Il est des livres qui n’essaient pas de clore une histoire mais de l’ouvrir, comme une plaie. Celui-ci appartient à cette catégorie rare : récit-enquête, récit exorciste, tentative désespérée d’élucider un mystère à partir de fragments. Justine Lévy ne raconte pas : elle fouille, elle retourne les décombres d’une filiation douloureuse. Ce n’est pas l’histoire d’une enfance, c’est la cartographie d’un mystère creusé par l’absence d’une mère partie trop tôt.
Tout le livre se déploie à partir de ce vide. Serge Reggiani chantait : « L’absence, la voilà. / […] L’absence / D’un enfant, d’un amour / L’absence est la même. » Et Justine écrit : « Je suis sûre que Maman s’est échappée, les mères reviennent toujours. » Deux voix qui se répondent : l’une dans la chanson, l’autre dans la littérature. Et toutes deux disent la même vérité : l’absence ne disparaît pas, elle devient une présence obsédante.
La mère, Isabelle Doutreluigne, apparaît comme une figure de la subversion malsaine en série. Mais, avant de se dissoudre dans la drogue dure, les amants, les fuites et la prison, il y eut un geste originel : celui de sa propre mère, médecin, qui lui faisait ses ordonnances. Volonté de calmer ? De taire ce qui débordait ? Ce geste presque inaugural agit telle une initiation empoisonnée.
Tout s’enchaîne, dès lors, comme une fatalité. Isabelle devient femme en portant ce poison comme héritage invisible. Son anticonformisme, brandi comme un drapeau, n’est qu’un conformisme de la rupture. Elle répète la transgression jusqu’à l’abîme, transmettant à sa propre fille un socle fragile bâti de négligences, de rendez-vous manqués et d’abandons inconscients.

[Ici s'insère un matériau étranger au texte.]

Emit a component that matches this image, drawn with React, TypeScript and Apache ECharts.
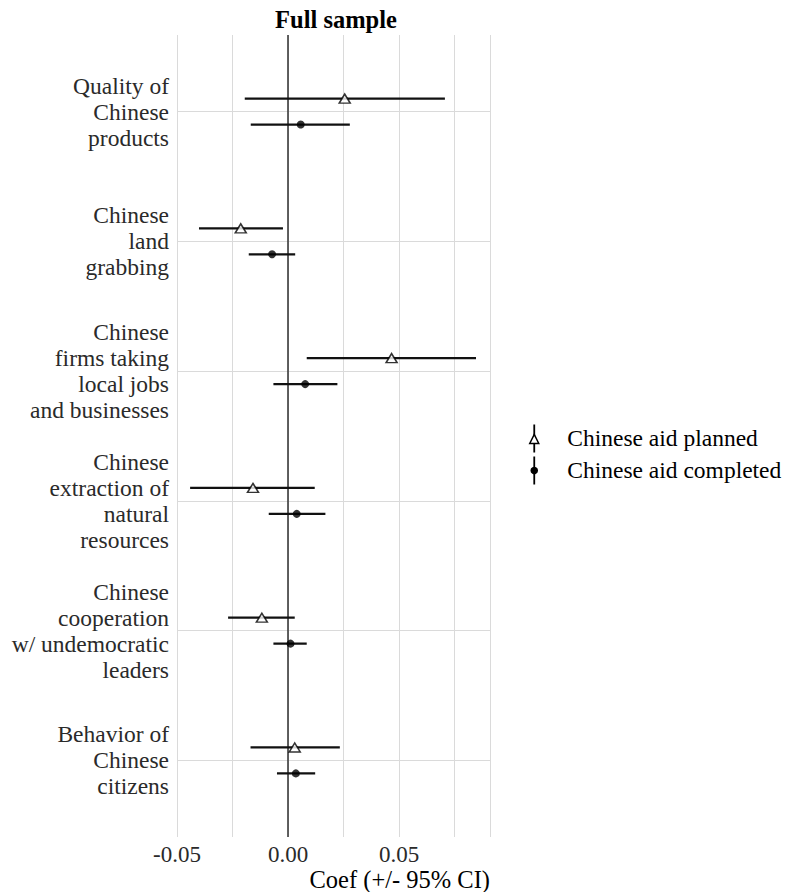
import React, { useEffect, useRef } from "react";
import * as echarts from "echarts";

const categories = [
  "Quality of\nChinese\nproducts",
  "Chinese\nland\ngrabbing",
  "Chinese\nfirms taking\nlocal jobs\nand businesses",
  "Chinese\nextraction of\nnatural\nresources",
  "Chinese\ncooperation\nw/ undemocratic\nleaders",
  "Behavior of\nChinese\ncitizens",
];
const categoryPos = [1, 2, 3, 4, 5, 6];

const plannedEst = [0.0255, -0.0213, 0.0466, -0.0158, -0.0118, 0.003];
const plannedLo = [-0.0195, -0.0401, 0.0084, -0.0441, -0.027, -0.0169];
const plannedHi = [0.0706, -0.0023, 0.0846, 0.012, 0.003, 0.0233];

const completedEst = [0.0057, -0.0072, 0.0077, 0.0039, 0.0011, 0.0035];
const completedLo = [-0.0168, -0.0177, -0.0066, -0.0087, -0.0066, -0.005];
const completedHi = [0.0278, 0.0032, 0.0222, 0.0168, 0.0084, 0.0122];

const xTickLabels = ["-0.05", "0.00", "0.05"];
const seriesNames = ["Chinese aid planned", "Chinese aid completed"];

const FONT = "Liberation Serif";
const OFFSET = 0.1;

export default function App() {
  const ref = useRef<HTMLDivElement>(null);

  useEffect(() => {
    document.body.style.margin = "0";
    const chart = echarts.init(ref.current!, null, { renderer: "svg" });

    const plannedY = categoryPos.map((p) => p - OFFSET);
    const completedY = categoryPos.map((p) => p + OFFSET);

    const barData = [
      ...plannedLo.map((lo, i) => [lo, plannedHi[i], plannedY[i]]),
      ...completedLo.map((lo, i) => [lo, completedHi[i], completedY[i]]),
    ];

    const option: any = {
      animation: false,
      title: {
        text: "Full sample",
        left: 331,
        textAlign: "center",
        top: 2,
        textStyle: { fontFamily: FONT, fontWeight: "bold", fontSize: 24.5, color: "#000" },
      },
      grid: { left: 177, right: 295, top: 35, bottom: 55, containLabel: false },
      xAxis: {
        type: "value",
        min: -0.05,
        max: 0.0909,
        interval: 0.025,
        axisLine: { show: false },
        axisTick: { show: false },
        splitLine: { show: true, lineStyle: { color: "#dadada", width: 1 } },
        axisLabel: {
          fontFamily: FONT,
          fontWeight: "normal",
          fontSize: 23,
          color: "#2a2a2a",
          margin: 6,
          showMaxLabel: false,
          formatter: (v: number) => {
            const idx = Math.round((v + 0.05) / 0.05);
            if (Math.abs(v + 0.05 - idx * 0.05) > 1e-6) return "";
            return xTickLabels[idx] ?? "";
          },
        },
        name: "Coef (+/- 95% CI)",
        nameLocation: "end",
        nameGap: 0,
        nameTextStyle: {
          fontFamily: FONT,
          fontWeight: "normal",
          fontSize: 24.5,
          color: "#000",
          align: "right",
          verticalAlign: "top",
          padding: [30, 0, 0, 0],
        },
      },
      yAxis: {
        type: "value",
        inverse: true,
        min: 0.41,
        max: 6.59,
        axisLine: { show: false },
        axisTick: { show: false },
        splitLine: { show: false },
        axisLabel: {
          customValues: categoryPos,
          fontFamily: FONT,
          fontWeight: "normal",
          fontSize: 23.5,
          lineHeight: 26,
          color: "#2a2a2a",
          margin: 8,
          align: "right",
          formatter: (v: number) => {
            const i = categoryPos.indexOf(Math.round(v));
            return i >= 0 ? categories[i] : "";
          },
        },
      },
      series: [
        {
          type: "custom",
          name: "CI",
          z: 3,
          silent: true,
          data: barData,
          encode: { x: [0, 1], y: 2 },
          renderItem: (_params: any, api: any) => {
            const p1 = api.coord([api.value(0), api.value(2)]);
            const p2 = api.coord([api.value(1), api.value(2)]);
            return {
              type: "line",
              shape: { x1: p1[0], y1: p1[1], x2: p2[0], y2: p2[1] },
              style: { stroke: "#111", lineWidth: 2.2 },
            };
          },
          markLine: {
            silent: true,
            symbol: "none",
            label: { show: false },
            z: 1,
            data: [
              ...categoryPos.map((p) => ({
                yAxis: p,
                lineStyle: { color: "#dadada", width: 1, type: "solid" },
              })),
              { xAxis: 0, lineStyle: { color: "#3a3a3a", width: 1.6, type: "solid" } },
            ],
          },
        },
        {
          type: "scatter",
          name: seriesNames[0],
          z: 5,
          symbol: "triangle",
          symbolSize: [11, 9],
          itemStyle: { color: "#fff", borderColor: "#000", borderWidth: 1.5 },
          data: plannedEst.map((v, i) => [v, plannedY[i]]),
        },
        {
          type: "scatter",
          name: seriesNames[1],
          z: 5,
          symbol: "circle",
          symbolSize: 8,
          itemStyle: { color: "#000" },
          data: completedEst.map((v, i) => [v, completedY[i]]),
        },
      ],
      graphic: [
        {
          type: "group",
          left: 529,
          top: 422,
          children: [
            { type: "line", shape: { x1: 6, y1: 0, x2: 6, y2: 28 }, style: { stroke: "#000", lineWidth: 1.8 } },
            {
              type: "polygon",
              shape: { points: [[1.5, 19], [10.5, 19], [6, 10]] },
              style: { fill: "#fff", stroke: "#000", lineWidth: 1.5 },
            },
            {
              type: "text",
              x: 39,
              y: 13,
              style: { text: seriesNames[0], fontFamily: FONT, fontSize: 23.5, fill: "#000", verticalAlign: "middle" },
            },
            { type: "line", shape: { x1: 6, y1: 32, x2: 6, y2: 60 }, style: { stroke: "#000", lineWidth: 1.8 } },
            { type: "circle", shape: { cx: 6, cy: 46, r: 3.8 }, style: { fill: "#000" } },
            {
              type: "text",
              x: 39,
              y: 45,
              style: { text: seriesNames[1], fontFamily: FONT, fontSize: 23.5, fill: "#000", verticalAlign: "middle" },
            },
          ],
        },
      ],
    };

    chart.setOption(option);
    return () => chart.dispose();
  }, []);

  return <div ref={ref} style={{ width: 785, height: 892 }} />;
}
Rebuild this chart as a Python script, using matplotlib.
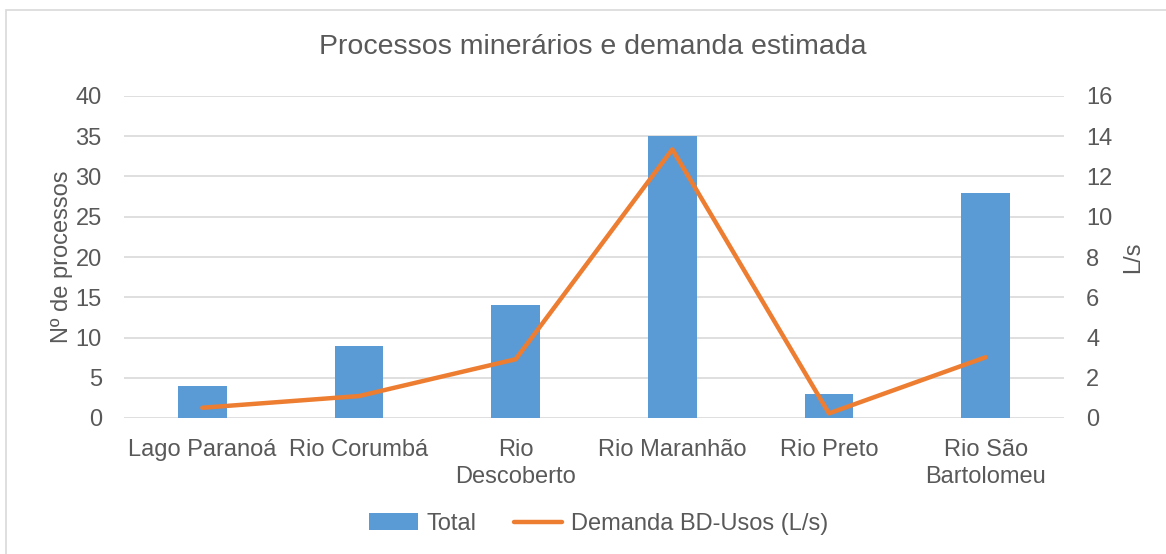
import matplotlib
matplotlib.use("Agg")
import matplotlib.pyplot as plt
from matplotlib.patches import Rectangle

plt.rcParams['font.family'] = ['Liberation Sans', 'DejaVu Sans']

categories = ["Lago Paranoá", "Rio Corumbá", "Rio\nDescoberto", "Rio Maranhão", "Rio Preto", "Rio São\nBartolomeu"]
total = [4, 9, 14, 35, 3, 28]
demanda = [0.51, 1.09, 2.92, 13.35, 0.23, 3.02]
left_ticks = [0, 5, 10, 15, 20, 25, 30, 35, 40]
right_ticks = [0, 2, 4, 6, 8, 10, 12, 14, 16]

txt = '#595959'
fs = 17
fig = plt.figure(figsize=(11.66, 5.54), dpi=100)
fig.patches.append(Rectangle((6/1166, -0.01), 1.2, 1 - 10/554 + 0.01, transform=fig.transFigure,
                             fill=False, edgecolor='#d9d9d9', linewidth=1.2))
ax = fig.add_axes([124/1166, 1-418/554, (1064-124)/1166, (418-96)/554])
x = list(range(len(categories)))
bars = ax.bar(x, total, width=0.312, color='#5B9BD5', zorder=2, label='Total')
ax.set_ylim(0, 40)
ax.set_yticks(left_ticks)
ax.set_xlim(-0.5, len(categories)-0.5)
ax.set_xticks(x)
ax.set_xticklabels(categories, fontsize=fs, color=txt, linespacing=1.3)
ax.tick_params(axis='both', length=0, labelsize=fs, labelcolor=txt)
ax.tick_params(axis='x', pad=15)
ax.tick_params(axis='y', pad=16)
ax.grid(axis='y', color='#d9d9d9', linewidth=1.2, zorder=0)
for s in ax.spines.values():
    s.set_visible(False)
ax.set_ylabel('Nº de processos', fontsize=fs, color=txt, labelpad=2)

ax2 = ax.twinx()
line, = ax2.plot(x, demanda, color='#ED7D31', linewidth=3.2, solid_capstyle='round', zorder=3,
                 label='Demanda BD-Usos (L/s)')
ax2.set_ylim(0, 16)
ax2.set_yticks(right_ticks)
ax2.tick_params(axis='y', length=0, labelsize=fs, labelcolor=txt, pad=16)
for s in ax2.spines.values():
    s.set_visible(False)
ax2.set_ylabel('L/s', fontsize=fs, color=txt, labelpad=7)

fig.text(593/1166, 1-47/554, 'Processos minerários e demanda estimada', ha='center', va='center',
         fontsize=20.5, color=txt)
fig.legend([bars, line], ['Total', 'Demanda BD-Usos (L/s)'], loc='center',
           bbox_to_anchor=(599/1166, 1-524/554), ncol=2, frameon=False, fontsize=fs,
           labelcolor=txt, handlelength=2.05, handletextpad=0.38, columnspacing=1.57)
fig.savefig('out.png', dpi=100)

Justine, l’enfant-adulte, raconte depuis ce champ de ruines. Elle mesure plus qu’elle ne juge. Elle sait que le lien, malgré la blessure, garde sa force. Sa langue se déploie entre loyauté filiale et lucidité implacable, gravité et autodérision. « Cette bizarre enfance qu’elle m’a donnée ne m’a pas rendue spécialement gaie ni débrouillarde, mais hypocrite, oui. J’ai pris l’habitude de sourire, souffrir et sourire, être révoltée et sourire, tomber à l’intérieur de moi mais sourire », écrit-elle.
La force de son texte est de refuser la résolution. Pas de récit linéaire, pas de confort narratif. Justine écrit en spirale, dans l’inachevé de ces enfants qui n’ont jamais été enfants et qui portent le fardeau d’adultes refusant la responsabilité d’adultes. Certaines histoires ne convergent jamais, certaines blessures ne cicatrisent pas. Mais l’écriture invente une forme pour accueillir ce manque. Elle transforme l’absence en rythme et la douleur en récit.
Ce livre n’est pas une biographie, ni un témoignage. C’est un objet hybride : mémoire fracturée, équation impossible, partition dissonante. Une drôle de peine oscille entre récit et autofiction : Justine Lévy y transforme la matière brute de sa vie en un roman-enquête. Ici, la confession n’est pas une fin mais un outil, un scalpel. L’auteure ne raconte pas pour se livrer : elle raconte pour maintenir ouverte la question de ce qui ne se résout pas.
On referme ces pages avec la sensation d’un chantier toujours en construction. Rien n’est clos. Mais quelque chose s’est déplacé. Le lecteur devient témoin, presque complice d’une tentative de vérité.
Justine Lévy, Une drôle de peine, Stock, 2025.